“Why is it just for girls? That’s what the boys in the neighborhood ask,” explains Victoria Jones, as she sits on the striped futon in the center of the Mariposa DR Foundation‘s office on Calle 9 in Cabarete, Dominican Republic. Victoria has served as a volunteer with the Mariposa DR Foundation since August of 2011, and she will continue to serve the organization until December of 2012 as she completes her practicum for her M.A. in Social Justice and Intercultural Relations from the School for International Training in Brattleboro, Vermont. “I was supposed to go to Tanzania to teach ESL, but Ria [Shroff, another Mariposa volunteer and former School for International Training student] convinced me to come here.”
Over the past year, this poised and thoughtful young woman has clearly made an impression on the families of Cabarete, as several of them have photographs of her in their home and mentioned her by name when asked about the Mariposa program. The teen girls who participate in the Mariposa DR programs are the sole focus of Victoria’s work in the foundation. “Our three overarching goals for all of our girls is that they feel safe, learn skills, and have fun,” she explains. In addition to providing the girls with an out-of-school-time community center, Victoria and the team of Mariposa staff and volunteers provide a wide range of trips and activities outside of the Mariposa office, including swimming, tennis, volleyball, soccer, and capoeira.
Victoria knows the needs of and individual goals for each and every young lady in the program:
“Maritza* used to lack listening skills, and she had difficulty with showing respect for adults and peers. She has developed a lot of maturity as a result of being a part of this program. Ana* is unable to read, and she used to make a lot of negative comments. Julia* devours books. She asks questions, and she shares knowledge. Paula* and Mariana* struggled with attendance, and then they were a part of a sewing program that we did. It helps them with motivation, and they started coming a lot more. They increased their alphabet knowledge. They didn’t know the Spanish alphabet, and they struggled to sound out words.”

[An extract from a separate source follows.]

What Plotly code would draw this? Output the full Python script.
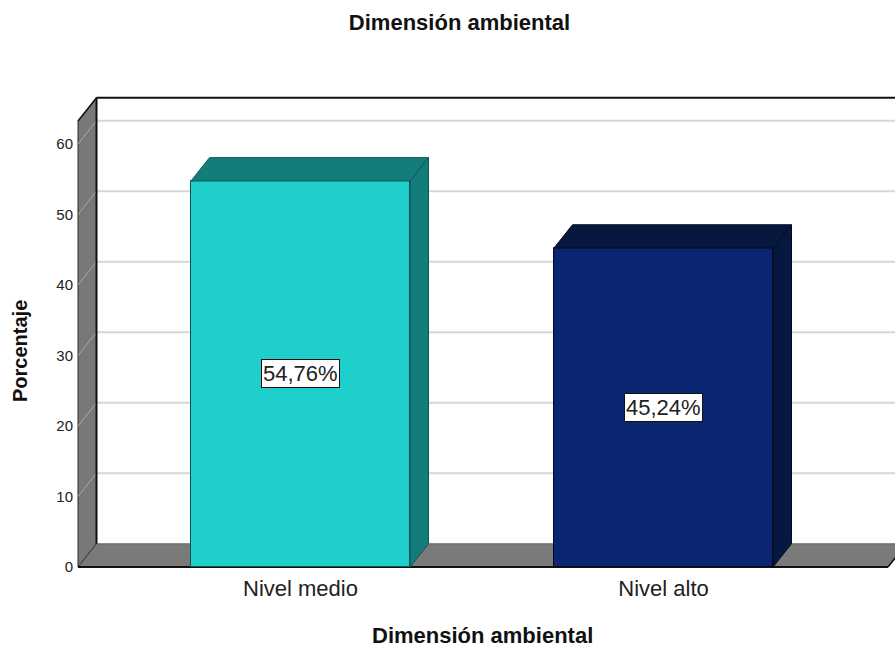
import plotly.graph_objects as go

# ---------------- data ----------------
categories = ["Nivel medio", "Nivel alto"]
percentages = [54.76, 45.24]
value_labels = ["54,76%", "45,24%"]
y_ticks = [0, 10, 20, 30, 40, 50, 60]

front_colors = ["#1ecfcc", "#0b2671"]
shade_colors = ["#137d7b", "#06183f"]
edge_colors = ["#0e5553", "#020a1e"]

# ---------------- geometry (pixel anchors -> axis units) ----------------
W, H = 895, 648
X0PX, XSCALE = 300.5, 363.0      # px of first category, px per category step
Y0PX, YSCALE = 567.0, 7.05       # px of value 0 (front plane), px per unit
PL, PR, PT, PB = 74, 895, 94, 573  # plot area in px

xr = [(PL - X0PX) / XSCALE, (PR - X0PX) / XSCALE]
yr = [(Y0PX - PB) / YSCALE, (Y0PX - PT) / YSCALE]

DX = 18.5 / XSCALE               # depth offset
DY = 23.3 / YSCALE
XL = (78 - X0PX) / XSCALE        # front-left of frame
XR = (888 - X0PX) / XSCALE       # front-right of floor
AMAX = (Y0PX - 121) / YSCALE     # axis top in front plane
BAR_HALF = 109.5 / XSCALE
FAR = xr[1] + 0.2

FONT = "Liberation Sans, Arial, Helvetica, sans-serif"

shapes = []
# back wall gridlines
for v in y_ticks[1:]:
    shapes.append(dict(type="line", layer="below", xref="x", yref="y",
                       x0=XL + DX, y0=v + DY, x1=FAR, y1=v + DY,
                       line=dict(color="#d6d6d6", width=2)))
# left wall
shapes.append(dict(type="path", layer="below", xref="x", yref="y",
                   path=f"M {XL},0 L {XL},{AMAX} L {XL+DX},{AMAX+DY} L {XL+DX},{DY} Z",
                   fillcolor="#787878", line=dict(color="#2a2a2a", width=1)))
# left wall gridlines (diagonal)
for v in y_ticks:
    shapes.append(dict(type="line", layer="below", xref="x", yref="y",
                       x0=XL, y0=v, x1=XL + DX, y1=v + DY,
                       line=dict(color="#a9a9a9", width=1)))
# floor
shapes.append(dict(type="path", layer="below", xref="x", yref="y",
                   path=f"M {XL},0 L {XR},0 L {XR+DX},{DY} L {XL+DX},{DY} Z",
                   fillcolor="#7a7a7a", line=dict(color="#2a2a2a", width=1)))
# floor back highlight
shapes.append(dict(type="line", layer="below", xref="x", yref="y",
                   x0=XL + DX, y0=DY, x1=FAR, y1=DY,
                   line=dict(color="#9a9a9a", width=1)))
# frame edges
shapes.append(dict(type="line", layer="below", xref="x", yref="y",
                   x0=XL + DX, y0=AMAX + DY, x1=FAR, y1=AMAX + DY,
                   line=dict(color="#111111", width=2)))
shapes.append(dict(type="line", layer="below", xref="x", yref="y",
                   x0=XL + DX, y0=DY, x1=XL + DX, y1=AMAX + DY,
                   line=dict(color="#111111", width=2)))
shapes.append(dict(type="line", layer="below", xref="x", yref="y",
                   x0=XL, y0=AMAX, x1=XL + DX, y1=AMAX + DY,
                   line=dict(color="#111111", width=1.5)))
shapes.append(dict(type="line", layer="below", xref="x", yref="y",
                   x0=XL, y0=0, x1=XR, y1=0,
                   line=dict(color="#111111", width=2)))
shapes.append(dict(type="line", layer="below", xref="x", yref="y",
                   x0=XR, y0=0, x1=XR + DX, y1=DY,
                   line=dict(color="#111111", width=1.5)))

fig = go.Figure()

# front faces
fig.add_trace(go.Bar(
    x=list(range(len(categories))), y=percentages, width=2 * BAR_HALF,
    marker=dict(color=front_colors, line=dict(color=edge_colors, width=1)),
    hoverinfo="skip", showlegend=False))

# top and side faces
for i, v in enumerate(percentages):
    x0, x1 = i - BAR_HALF, i + BAR_HALF
    fig.add_trace(go.Scatter(
        x=[x0, x1, x1 + DX, x0 + DX, x0], y=[v, v, v + DY, v + DY, v],
        mode="lines", fill="toself", fillcolor=shade_colors[i],
        line=dict(color=edge_colors[i], width=1), hoverinfo="skip", showlegend=False))
    fig.add_trace(go.Scatter(
        x=[x1, x1 + DX, x1 + DX, x1, x1], y=[0, DY, v + DY, v, 0],
        mode="lines", fill="toself", fillcolor=shade_colors[i],
        line=dict(color=edge_colors[i], width=1), hoverinfo="skip", showlegend=False))

annotations = []
for i, v in enumerate(percentages):
    annotations.append(dict(x=i, y=v / 2, xref="x", yref="y", text=value_labels[i],
                            showarrow=False, bgcolor="white", bordercolor="#111111",
                            borderwidth=1, borderpad=1,
                            font=dict(family=FONT, size=22, color="#222222")))

pw, ph = PR - PL, PB - PT
annotations.append(dict(x=(482 - PL) / pw, y=(PB - 635) / ph, xref="paper", yref="paper",
                        text="<b>Dimensión ambiental</b>", showarrow=False,
                        xanchor="center", yanchor="middle",
                        font=dict(family=FONT, size=22, color="#111111")))
annotations.append(dict(x=(20 - PL) / pw, y=(PB - 351) / ph, xref="paper", yref="paper",
                        text="<b>Porcentaje</b>", showarrow=False, textangle=-90,
                        xanchor="center", yanchor="middle",
                        font=dict(family=FONT, size=20, color="#111111")))

fig.update_layout(
    width=W, height=H, autosize=False,
    margin=dict(l=PL, r=W - PR, t=PT, b=H - PB, pad=0),
    paper_bgcolor="white", plot_bgcolor="white",
    title=dict(text="<b>Dimensión ambiental</b>", x=459.5 / W, xref="container",
               y=1 - 22 / H, yref="container", xanchor="center", yanchor="middle",
               font=dict(family=FONT, size=22, color="#111111")),
    xaxis=dict(range=xr, tickvals=list(range(len(categories))), ticktext=categories,
               showgrid=False, zeroline=False, showline=False, ticks="",
               tickfont=dict(family=FONT, size=22, color="#222222"), fixedrange=True),
    yaxis=dict(range=yr, tickvals=y_ticks, ticktext=[str(t) for t in y_ticks],
               showgrid=False, zeroline=False, showline=False, ticks="",
               tickfont=dict(family=FONT, size=15, color="#222222"), fixedrange=True),
    shapes=shapes, annotations=annotations, bargap=0,
)

fig.write_html("out.html")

Victoria’s extended stay in the Dominican Republic has forced her to spend a lot of time analyzing the difficulties for the young ladies who grow up in the Cabarete community. “These girls are developing as adolescents, and they are learning attitudes, communication skills, and social relations. Their parents may or may not have basic skills. They are very sexualized in this culture, and there is an industry of sex tourism.”
However, Victoria also feels the appreciation and respect of the community: “I was automatically a part of Cabarete when I came here because I was working with the Mariposa Foundation. My work is valued, and I feel very protected here.”
*Note: To protect student’s privacy, names have been changed.